Records from a collection
────────────────────────────────────────
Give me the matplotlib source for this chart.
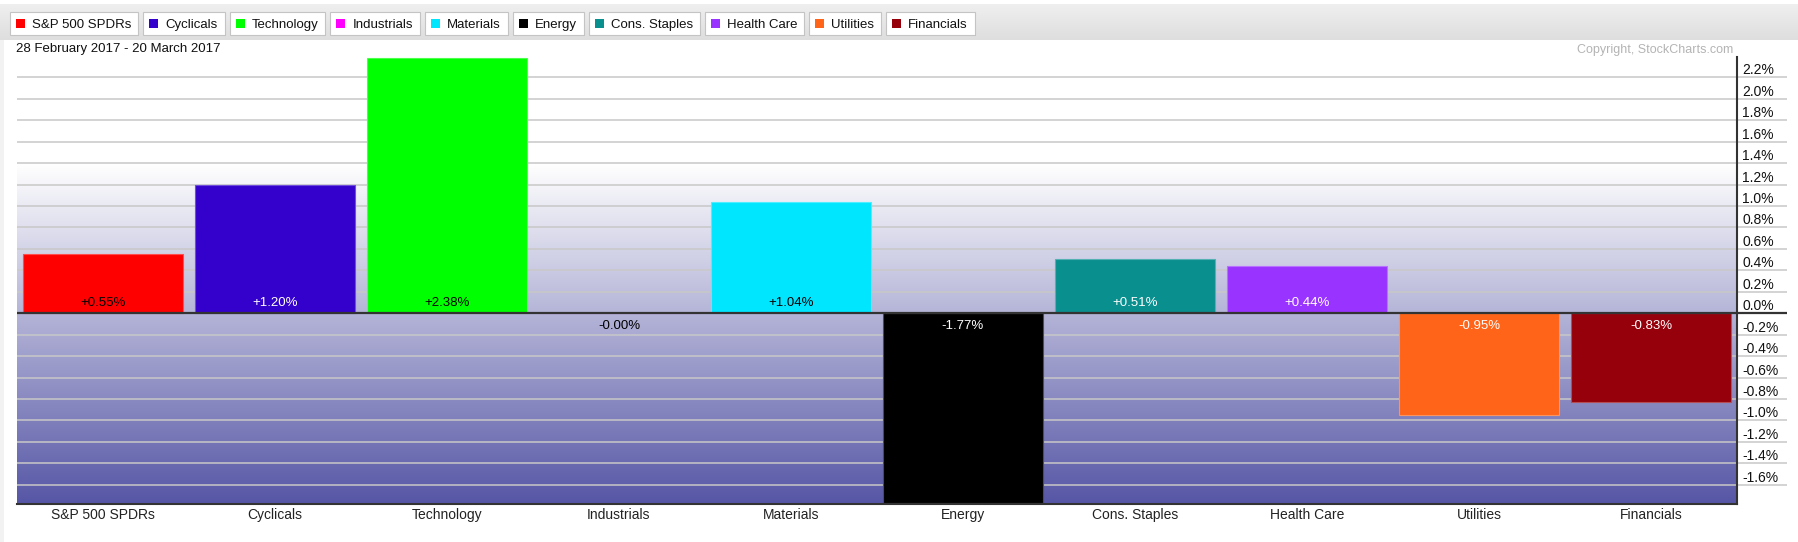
import numpy as np
import matplotlib
matplotlib.use("Agg")
import matplotlib.pyplot as plt
from matplotlib.patches import Rectangle
from matplotlib.transforms import IdentityTransform
from matplotlib.colors import to_rgb

plt.rcParams['font.family'] = ['Liberation Sans', 'DejaVu Sans']

# ---------------- data ----------------
categories = ["S&P 500 SPDRs", "Cyclicals", "Technology", "Industrials", "Materials",
              "Energy", "Cons. Staples", "Health Care", "Utilities", "Financials"]
values = [0.55, 1.20, 2.38, -0.0, 1.04, -1.77, 0.51, 0.44, -0.95, -0.83]
colors = ["#ff0000", "#3300cc", "#00ff00", "#ff00ff", "#00e6ff",
          "#000000", "#0a8f8f", "#9933ff", "#ff6419", "#95000a"]
label_colors = ["black", "white", "black", "black", "black",
                "white", "white", "white", "white", "white"]
yticks = [-1.6, -1.4, -1.2, -1.0, -0.8, -0.6, -0.4, -0.2, 0.0, 0.2, 0.4, 0.6,
          0.8, 1.0, 1.2, 1.4, 1.6, 1.8, 2.0, 2.2]
date_range = "28 February 2017 - 20 March 2017"
copyright_text = "Copyright, StockCharts.com"

# ---------------- layout ----------------
W, H = 1799, 542
DPI = 100
fig = plt.figure(figsize=(W / DPI, H / DPI), dpi=DPI, facecolor="white")

def fx(x):
    return x / W

def fy(y):  # y measured from top in pixels
    return 1 - y / H

ax_l, ax_r, ax_t, ax_b = 17, 1737, 57, 504
ax = fig.add_axes([fx(ax_l), fy(ax_b), (ax_r - ax_l) / W, (ax_b - ax_t) / H])

ymin, ymax = -1.78, 2.39
ax.set_xlim(-0.5, len(categories) - 0.5)
ax.set_ylim(ymin, ymax)

# background gradient (white above 1.4%, darkening to blue-purple at bottom)
grad_top = 1.4
top_c = np.array([1.0, 1.0, 1.0])
bot_c = np.array(to_rgb("#5656a6"))
n = 256
t = np.linspace(0, 1, n)[:, None]  # 0 at bottom, 1 at top
grad = bot_c[None, :] * (1 - t) + top_c[None, :] * t
grad = grad[::-1][:, None, :]
ax.imshow(grad, extent=[-0.5, len(categories) - 0.5, ymin, grad_top],
          aspect="auto", zorder=0, interpolation="bilinear")

# gridlines extending to the right of the axis
ytr = ax.get_yaxis_transform()
for yv in yticks:
    if abs(yv) < 1e-9:
        continue
    ax.plot([0, 1.029], [yv, yv], transform=ytr, color="#c8c8c8", lw=1.1,
            zorder=1, clip_on=False, solid_capstyle="butt")
    ax.text(1.003, yv, f"{yv:.1f}%", transform=ytr, ha="left", va="bottom",
            fontsize=10, color="#111111")
ax.text(1.003, 0.0, "0.0%", transform=ytr, ha="left", va="bottom",
        fontsize=10, color="#111111")

# bars
x = np.arange(len(categories))
edge_cols = [tuple(0.7 * np.array(to_rgb(c)) + 0.3) for c in colors]
ax.bar(x, values, width=0.93, color=colors, edgecolor=edge_cols, linewidth=0.8,
       zorder=2)

# zero line
ax.plot([0, 1.029], [0, 0], transform=ytr, color="#333333", lw=1.6, zorder=3,
        clip_on=False, solid_capstyle="butt")

# value labels
for xi, v, lc in zip(x, values, label_colors):
    neg = np.signbit(v)
    off = -9.4 if neg else 7.2
    ax.annotate(f"{v:+.2f}%", (xi, 0), xytext=(0, off), textcoords="offset points",
                ha="center", va="center", fontsize=9.5, color=lc, zorder=4)

# spines
for s in ["top", "left"]:
    ax.spines[s].set_visible(False)
for s in ["right", "bottom"]:
    ax.spines[s].set_color("#333333")
    ax.spines[s].set_linewidth(1.5)
ax.set_yticks([])
ax.set_xticks(x)
ax.set_xticklabels(categories, fontsize=10, color="#222222")
ax.tick_params(axis="x", length=0, pad=3)

# ---------------- header / legend ----------------
hdr = fig.add_axes([0, fy(40), 1, (40 - 4) / H])
hdr.set_axis_off()
hg = np.linspace(0, 1, 64)[:, None]
c1 = np.array(to_rgb("#efefef"))
c2 = np.array(to_rgb("#dedede"))
hgrad = (c1[None, :] * (1 - hg) + c2[None, :] * hg)[:, None, :]
hdr.imshow(hgrad, extent=[0, 1, 0, 1], aspect="auto", interpolation="bilinear")
hdr.set_xlim(0, 1)
hdr.set_ylim(0, 1)

fig.patches.append(Rectangle((0, 0), fx(4), fy(40), transform=fig.transFigure,
                             facecolor="#f2f2f2", edgecolor="none", zorder=-1))

fig.canvas.draw()
renderer = fig.canvas.get_renderer()
idt = IdentityTransform()
bx = 10
btn_top, btn_bot = 12, 35
cy = H - (btn_top + btn_bot) / 2
for name, col in zip(categories, colors):
    txt = fig.text(0, 0, name, fontsize=9.5, color="#111111", va="center_baseline",
                   ha="left")
    tw = txt.get_window_extent(renderer).width
    bw = 6 + 9 + 7 + tw + 7
    # shadow
    fig.patches.append(Rectangle((bx + 1, H - btn_bot - 1), bw, btn_bot - btn_top,
                                 transform=idt, facecolor="#8a8a8a", edgecolor="none"))
    fig.patches.append(Rectangle((bx, H - btn_bot), bw, btn_bot - btn_top,
                                 transform=idt, facecolor="white", edgecolor="#c4c4c4",
                                 linewidth=0.8))
    fig.patches.append(Rectangle((bx + 6, cy - 4.5), 9, 9, transform=idt,
                                 facecolor=col, edgecolor="none"))
    txt.set_transform(idt)
    txt.set_position((bx + 6 + 9 + 7, cy))
    txt.set_zorder(5)
    bx += bw + 5

fig.text(fx(16), fy(49), date_range, fontsize=9.5, color="#111111", ha="left", va="center")
fig.text(fx(1733), fy(50), copyright_text, fontsize=9, color="#b4b4b4", ha="right", va="center")

fig.savefig("out.png", dpi=DPI, facecolor="white")
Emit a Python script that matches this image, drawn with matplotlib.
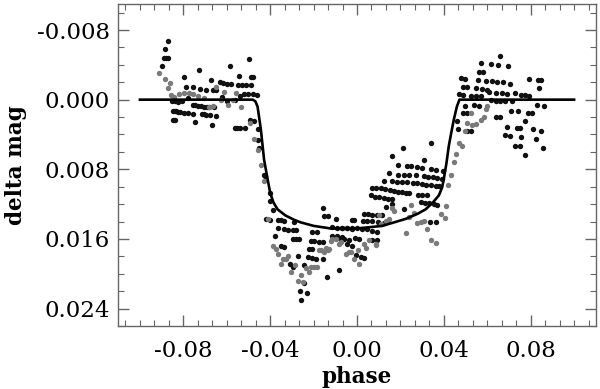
import numpy as np
import matplotlib
matplotlib.use("Agg")
import matplotlib.pyplot as plt
from matplotlib.ticker import AutoMinorLocator, FormatStrFormatter

# black points (phase, delta mag)
black_pts = [
    # out of transit, before ingress
    (-0.0869, -0.0067), (-0.0886, -0.0058), (-0.0890, -0.0048), (-0.0881, -0.0048), (-0.0872, -0.0048),
    (-0.0898, -0.0039), (-0.0795, -0.0026), (-0.0726, -0.0034), (-0.0584, -0.0039), (-0.0498, -0.0047),
    (-0.0543, -0.0027), (-0.0674, -0.0022), (-0.0631, -0.0020), (-0.0616, -0.0019), (-0.0598, -0.0018),
    (-0.0579, -0.0018), (-0.0550, -0.0017), (-0.0532, -0.0017), (-0.0513, -0.0017), (-0.0490, -0.0017),
    (-0.0481, -0.0026), (-0.0486, -0.0026), (-0.0788, -0.0014), (-0.0757, -0.0014), (-0.0722, -0.0012),
    (-0.0696, -0.0011), (-0.0665, -0.0011), (-0.0650, -0.0011), (-0.0520, -0.0007), (-0.0501, -0.0007),
    (-0.0481, -0.0006), (-0.0461, -0.0005), (-0.0851, 0.0002), (-0.0838, 0.0002), (-0.0826, 0.0003),
    (-0.0805, 0.0002), (-0.0780, -0.0002), (-0.0620, -0.0003), (-0.0600, 0.0001), (-0.0560, 0.0000),
    (-0.0540, -0.0004), (-0.0757, 0.0006), (-0.0745, 0.0006), (-0.0731, 0.0007), (-0.0718, 0.0007),
    (-0.0705, 0.0008), (-0.0692, 0.0008), (-0.0681, 0.0008), (-0.0657, 0.0008), (-0.0849, 0.0013),
    (-0.0840, 0.0013), (-0.0834, 0.0013), (-0.0824, 0.0014), (-0.0814, 0.0014), (-0.0795, 0.0015),
    (-0.0777, 0.0015), (-0.0757, 0.0016), (-0.0716, 0.0017), (-0.0706, 0.0017), (-0.0696, 0.0018),
    (-0.0676, 0.0018), (-0.0650, 0.0019), (-0.0849, 0.0023), (-0.0838, 0.0023), (-0.0746, 0.0026),
    (-0.0670, 0.0029), (-0.0562, 0.0032), (-0.0551, 0.0032), (-0.0540, 0.0032), (-0.0517, 0.0032),
    # ingress
    (-0.0492, 0.0023), (-0.0474, 0.0025), (-0.0458, 0.0034), (-0.0458, 0.0046), (-0.0451, 0.0055),
    (-0.0428, 0.0086), (-0.0423, 0.0088), (-0.0400, 0.0107), (-0.0399, 0.0117), (-0.0389, 0.0127),
    (-0.0420, 0.0137), (-0.0402, 0.0138),
    # in transit
    (-0.0366, 0.0138), (-0.0351, 0.0138), (-0.0336, 0.0139), (-0.0290, 0.0140), (-0.0363, 0.0148),
    (-0.0336, 0.0149), (-0.0317, 0.0150), (-0.0297, 0.0150), (-0.0282, 0.0150), (-0.0205, 0.0152),
    (-0.0182, 0.0152), (-0.0156, 0.0124), (-0.0152, 0.0134), (-0.0133, 0.0134), (-0.0098, 0.0137),
    (-0.0115, 0.0146), (-0.0092, 0.0147), (-0.0069, 0.0147), (-0.0046, 0.0148), (-0.0023, 0.0149),
    (-0.0023, 0.0138), (-0.0378, 0.0157), (-0.0297, 0.0160), (-0.0282, 0.0160), (-0.0267, 0.0160),
    (-0.0213, 0.0162), (-0.0198, 0.0162), (-0.0175, 0.0163), (-0.0155, 0.0163), (-0.0115, 0.0157),
    (-0.0092, 0.0157), (-0.0069, 0.0158), (-0.0046, 0.0166), (-0.0023, 0.0168), (-0.0351, 0.0168),
    (-0.0336, 0.0169), (-0.0220, 0.0171), (-0.0207, 0.0172), (-0.0228, 0.0181), (-0.0205, 0.0182),
    (-0.0190, 0.0183), (-0.0274, 0.0180), (-0.0155, 0.0183), (-0.0310, 0.0189), (-0.0297, 0.0192),
    (-0.0244, 0.0190), (-0.0137, 0.0204), (-0.0083, 0.0196), (-0.0244, 0.0211), (-0.0262, 0.0220),
    (-0.0231, 0.0222), (-0.0259, 0.0230),
    (-0.0067, 0.0147), (-0.0044, 0.0148), (-0.0021, 0.0148), (0.0001, 0.0148), (0.0024, 0.0149),
    (0.0047, 0.0149), (0.0070, 0.0151), (0.0093, 0.0152), (-0.0014, 0.0138), (0.0028, 0.0139),
    (0.0047, 0.0139), (0.0070, 0.0139), (0.0098, 0.0141), (0.0124, 0.0142), (0.0144, 0.0139),
    (0.0032, 0.0131), (0.0052, 0.0131), (0.0068, 0.0132), (0.0093, 0.0132), (0.0117, 0.0133),
    (0.0132, 0.0123), (0.0159, 0.0120), (-0.0083, 0.0159), (-0.0060, 0.0160), (-0.0037, 0.0161),
    (-0.0009, 0.0159), (0.0009, 0.0160), (-0.0003, 0.0179), (0.0017, 0.0181), (0.0032, 0.0182),
    (0.0070, 0.0161), (0.0093, 0.0161), (0.0070, 0.0101), (0.0089, 0.0102), (0.0109, 0.0102),
    (0.0129, 0.0103), (0.0150, 0.0104), (0.0063, 0.0110), (0.0083, 0.0112), (0.0101, 0.0112),
    (0.0124, 0.0113), (0.0144, 0.0114), (0.0162, 0.0114), (0.0170, 0.0105), (0.0190, 0.0106),
    (0.0209, 0.0106), (0.0224, 0.0107), (0.0239, 0.0107), (0.0124, 0.0093), (0.0162, 0.0094),
    (0.0185, 0.0095), (0.0208, 0.0095), (0.0231, 0.0095), (0.0257, 0.0096), (0.0277, 0.0096),
    (0.0300, 0.0097), (0.0319, 0.0098), (0.0339, 0.0098), (0.0362, 0.0099), (0.0377, 0.0099),
    (0.0190, 0.0086), (0.0216, 0.0086), (0.0239, 0.0087), (0.0270, 0.0087), (0.0308, 0.0088),
    (0.0328, 0.0089), (0.0349, 0.0089), (0.0369, 0.0090), (0.0392, 0.0091), (0.0147, 0.0084),
    (0.0231, 0.0076), (0.0251, 0.0076), (0.0277, 0.0077), (0.0300, 0.0078), (0.0190, 0.0075),
    (0.0339, 0.0080), (0.0362, 0.0081), (0.0159, 0.0065), (0.0308, 0.0069), (0.0213, 0.0056),
    (0.0343, 0.0050), (0.0395, 0.0082), (0.0293, 0.0118), (0.0313, 0.0119), (0.0331, 0.0119),
    (0.0354, 0.0120), (0.0369, 0.0121), (0.0282, 0.0109), (0.0300, 0.0110), (0.0323, 0.0110),
    (0.0216, 0.0126), (0.0334, 0.0140), (0.0365, 0.0140),
    # egress and after
    (0.0461, 0.0025), (0.0466, 0.0034), (0.0487, 0.0015), (0.0507, 0.0015), (0.0469, -0.0006),
    (0.0487, -0.0005), (0.0497, 0.0007), (0.0477, -0.0025), (0.0497, -0.0024), (0.0487, -0.0015),
    (0.0507, -0.0015), (0.0538, 0.0006), (0.0561, 0.0007), (0.0523, -0.0004), (0.0546, -0.0004),
    (0.0569, -0.0004), (0.0546, -0.0013), (0.0577, -0.0012), (0.0600, -0.0011), (0.0558, -0.0023),
    (0.0592, -0.0021), (0.0561, -0.0032), (0.0579, -0.0032), (0.0573, -0.0042), (0.0615, -0.0041),
    (0.0650, -0.0040), (0.0696, -0.0039), (0.0660, -0.0050), (0.0622, -0.0021), (0.0645, -0.0020),
    (0.0671, -0.0020), (0.0707, -0.0018), (0.0607, -0.0009), (0.0638, -0.0008), (0.0668, -0.0008),
    (0.0691, -0.0007), (0.0615, 0.0000), (0.0638, 0.0001), (0.0661, 0.0001), (0.0684, 0.0002),
    (0.0714, 0.0001), (0.0757, -0.0005), (0.0775, -0.0005), (0.0794, -0.0004), (0.0730, -0.0008),
    (0.0794, -0.0024), (0.0834, -0.0023), (0.0849, -0.0023), (0.0837, -0.0013), (0.0829, 0.0006),
    (0.0860, 0.0007), (0.0711, 0.0013), (0.0742, 0.0013), (0.0788, 0.0015), (0.0806, 0.0015),
    (0.0638, 0.0020), (0.0661, 0.0020), (0.0775, 0.0024), (0.0691, 0.0031), (0.0737, 0.0032),
    (0.0752, 0.0033), (0.0809, 0.0034), (0.0849, 0.0036), (0.0684, 0.0041), (0.0707, 0.0042),
    (0.0757, 0.0043), (0.0824, 0.0045), (0.0730, 0.0053), (0.0752, 0.0053), (0.0855, 0.0056),
    (0.0772, 0.0064), (0.0523, 0.0036), (0.0507, 0.0036),
]

# gray points (phase, delta mag)
gray_pts = [
    (-0.0910, -0.0031), (-0.0884, -0.0024), (-0.0860, -0.0019), (-0.0872, -0.0013), (-0.0857, -0.0005),
    (-0.0841, -0.0003), (-0.0818, -0.0006), (-0.0795, -0.0008), (-0.0772, -0.0008), (-0.0757, -0.0007),
    (-0.0734, -0.0004), (-0.0703, -0.0002), (-0.0680, 0.0008), (-0.0665, 0.0007), (-0.0650, -0.0015),
    (-0.0611, -0.0009), (-0.0596, 0.0006), (-0.0558, -0.0008), (-0.0535, 0.0008), (-0.0627, 0.0000),
    (-0.0573, 0.0000), (-0.0492, 0.0027), (-0.0474, 0.0045), (-0.0455, 0.0058), (-0.0443, 0.0075),
    (-0.0428, 0.0093), (-0.0412, 0.0137), (-0.0389, 0.0168), (-0.0374, 0.0171), (-0.0363, 0.0177),
    (-0.0351, 0.0189), (-0.0343, 0.0183), (-0.0328, 0.0183), (-0.0317, 0.0180), (-0.0305, 0.0198),
    (-0.0286, 0.0190), (-0.0274, 0.0208), (-0.0259, 0.0202), (-0.0251, 0.0210), (-0.0236, 0.0193),
    (-0.0221, 0.0198), (-0.0210, 0.0192), (-0.0198, 0.0192), (-0.0185, 0.0192), (-0.0175, 0.0173),
    (-0.0167, 0.0173), (-0.0152, 0.0175), (-0.0144, 0.0170), (-0.0133, 0.0173), (-0.0129, 0.0171),
    (-0.0121, 0.0162), (-0.0113, 0.0160), (-0.0098, 0.0160), (-0.0083, 0.0166), (-0.0075, 0.0163),
    (-0.0052, 0.0177), (-0.0037, 0.0175), (-0.0029, 0.0175), (-0.0014, 0.0183), (0.0006, 0.0173),
    (0.0009, 0.0189), (0.0032, 0.0166), (0.0040, 0.0170), (0.0055, 0.0161), (0.0086, 0.0166),
    (0.0089, 0.0167), (0.0101, 0.0133), (0.0109, 0.0143), (0.0132, 0.0139), (0.0147, 0.0137),
    (0.0162, 0.0124), (0.0170, 0.0128), (0.0224, 0.0153), (0.0239, 0.0135), (0.0247, 0.0121),
    (0.0262, 0.0130), (0.0277, 0.0142), (0.0297, 0.0140), (0.0308, 0.0139), (0.0323, 0.0149),
    (0.0343, 0.0161), (0.0365, 0.0165), (0.0385, 0.0131), (0.0405, 0.0136), (0.0408, 0.0122),
    (0.0420, 0.0098), (0.0431, 0.0087), (0.0446, 0.0072), (0.0457, 0.0063), (0.0472, 0.0050),
    (0.0484, 0.0053), (0.0497, 0.0036), (0.0507, 0.0027), (0.0530, 0.0029), (0.0549, 0.0028),
    (0.0569, 0.0023), (0.0584, 0.0020), (0.0523, 0.0015), (0.0600, 0.0007), (0.0592, 0.0011),
]

# transit model curve
model_phase = [-0.100, -0.048, -0.0468, -0.0458, -0.0443, -0.0428, -0.0412, -0.0400, -0.0385,
               -0.0366, -0.0330, -0.0290, -0.0259, -0.0200, -0.0121, 0.0, 0.0117, 0.0224,
               0.0280, 0.0316, 0.0350, 0.0377, 0.0392, 0.0400, 0.0412, 0.0423, 0.0435,
               0.0446, 0.0460, 0.0472, 0.100]
model_mag = [0.0, 0.0, 0.0002, 0.0008, 0.0034, 0.0069, 0.0091, 0.0107, 0.0118,
             0.0126, 0.0133, 0.0138, 0.0141, 0.0145, 0.0148, 0.0148, 0.0145, 0.0137,
             0.0131, 0.0126, 0.0118, 0.0110, 0.0101, 0.0091, 0.0073, 0.0053, 0.0037,
             0.0023, 0.0008, 0.0, 0.0]

x_ticks = [-0.08, -0.04, 0.00, 0.04, 0.08]
y_ticks = [-0.008, 0.000, 0.008, 0.016, 0.024]

plt.rcParams['font.family'] = ['DejaVu Serif']
plt.rcParams['axes.unicode_minus'] = False

bx, by = np.array(black_pts).T
gx, gy = np.array(gray_pts).T

fig = plt.figure(figsize=(6.0, 3.89), dpi=100)
ax = fig.add_axes([0.197, 0.162, 0.796, 0.828])

ax.scatter(bx, by, s=15, color='#111111', linewidths=0, zorder=2)
ax.scatter(gx, gy, s=15, color='#7a7a7a', linewidths=0, zorder=3)
ax.plot(model_phase, model_mag, color='black', linewidth=1.9, zorder=4)

ax.set_xlim(-0.11, 0.11)
ax.set_ylim(0.026, -0.011)

ax.set_xticks(x_ticks)
ax.set_yticks(y_ticks)
ax.xaxis.set_major_formatter(FormatStrFormatter('%.2f'))
ax.yaxis.set_major_formatter(FormatStrFormatter('%.3f'))
ax.xaxis.set_minor_locator(AutoMinorLocator(6))
ax.yaxis.set_minor_locator(AutoMinorLocator(4))

for s in ax.spines.values():
    s.set_color('#666666')
    s.set_linewidth(1.0)

ax.tick_params(which='both', direction='in', top=True, right=True, colors='#666666',
               labelcolor='black', labelsize=16.5)
ax.tick_params(which='major', length=8, width=1.0)
ax.tick_params(which='minor', length=4, width=0.8)
ax.tick_params(axis='x', pad=10)
ax.tick_params(axis='y', pad=6)

ax.set_xlabel('phase', fontsize=15.5, fontweight='bold', labelpad=3)
ax.set_ylabel('delta mag', fontsize=15.5, fontweight='bold', labelpad=7)

fig.savefig('out.png', dpi=100)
────────────────────────────────────────
Each line in the data that holds the string "matplotlib" should be found and copied.

→ **Output of the exercise**
Give me the matplotlib source for this chart.
import matplotlib
matplotlib.use("Agg")
import matplotlib.pyplot as plt
from matplotlib.patches import Rectangle
from matplotlib.transforms import IdentityTransform
from matplotlib.colors import to_rgb
Emit a Python script that matches this image, drawn with matplotlib.
import matplotlib
matplotlib.use("Agg")
import matplotlib.pyplot as plt
from matplotlib.ticker import AutoMinorLocator, FormatStrFormatter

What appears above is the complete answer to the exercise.